New Security Certificates to Face Legal Challenge

Posted by admin on Mar 2nd, 2008

Lawyers for Montreal terror suspect say revamped law is still unconstitutional: ‘The lawmaker didn’t respect the Supreme Court decision’

TU THANH HA. The Globe and Mail. February 29, 2008

MONTREAL — Canada’s revamped security certificate regime, which was hurriedly enacted two weeks ago, will face a constitutional challenge, lawyers for Montreal terror suspect Adil Charkaoui announced yesterday. The previous system had been overturned last year by the Supreme Court of Canada, which rejected its use of secret evidence against suspects. This forced the federal government to introduce a new law – Bill C-3 – creating “special advocate” lawyers who will act for defendants in closed-door hearings. In C-3’s wake, Ottawa filed five new certificates last week, redesignating Mr. Charkaoui and four other Muslim men as threats to national security who should be expelled from Canada. “It was a shock for us,” said one of Mr. Charkaoui’s lawyers, Johanne Doyon. She said she will file a request in Federal Court in three weeks, arguing that the new mechanism still violates the Charter of Rights and Freedoms.

The new security-cleared advocates aren’t proper legal counsel, she said, since they cannot communicate all the evidence with the defendant. “The lawmaker didn’t respect the Supreme Court decision,” Ms. Doyon said. “This isn’t a lawyer-client relationship.” The new special advocates are “a cosmetic add” to the system, Mr. Charkaoui added. “I can’t see the end of this nightmare.”

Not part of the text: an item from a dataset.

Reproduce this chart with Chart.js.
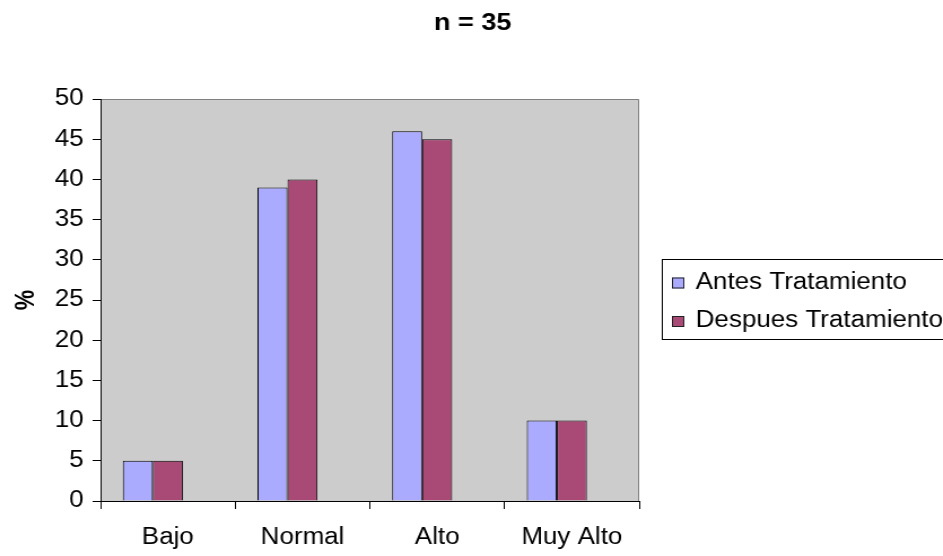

Mr. Charkaoui’s lawyers will also ask the Federal Court to suspend its review of the new security certificate against him until the constitutional challenge is settled.

The Moroccan-born Mr. Charkaoui was arrested in 2003, but released under strict conditions two years later. The Canadian Security Intelligence Service alleges that he has ties to al-Qaeda and attended a terror-training camp in Afghanistan in 1998.

In a declassified summary of evidence filed against Mr. Charkaoui last week, CSIS portrayed him as a violent, short-tempered man who expressed radical Islamic views and mused about taking over a commercial plane. The summary suggests that he was under surveillance as early as 1999. Without revealing its sources, CSIS alleged, for example, that he once beat up an employee at his pizzeria and laughed as he recalled watching a show on the Al Jazeera network that spoke of bombing American and Jewish targets.

The additional declassified evidence might provide leads that would help identify witnesses who could eventually be cross-examined, said another of Mr. Charkaoui’s lawyers, Dominique Larochelle. Mr. Charkaoui and his legal team expressed satisfaction that the evidence no longer mentioned as a source of the allegations against him the suspected al-Qaeda trainer Abu Zubaydah. Mr. Zubaydah, a Guantanamo Bay detainee, had been subjected to harsh treatment such as “waterboarding,” where water is poured over the suspect’s plastic-film-wrapped head to induce a feeling of drowning.

The new security certificate law no longer allows evidence collected through “cruel, inhuman or degrading treatment.”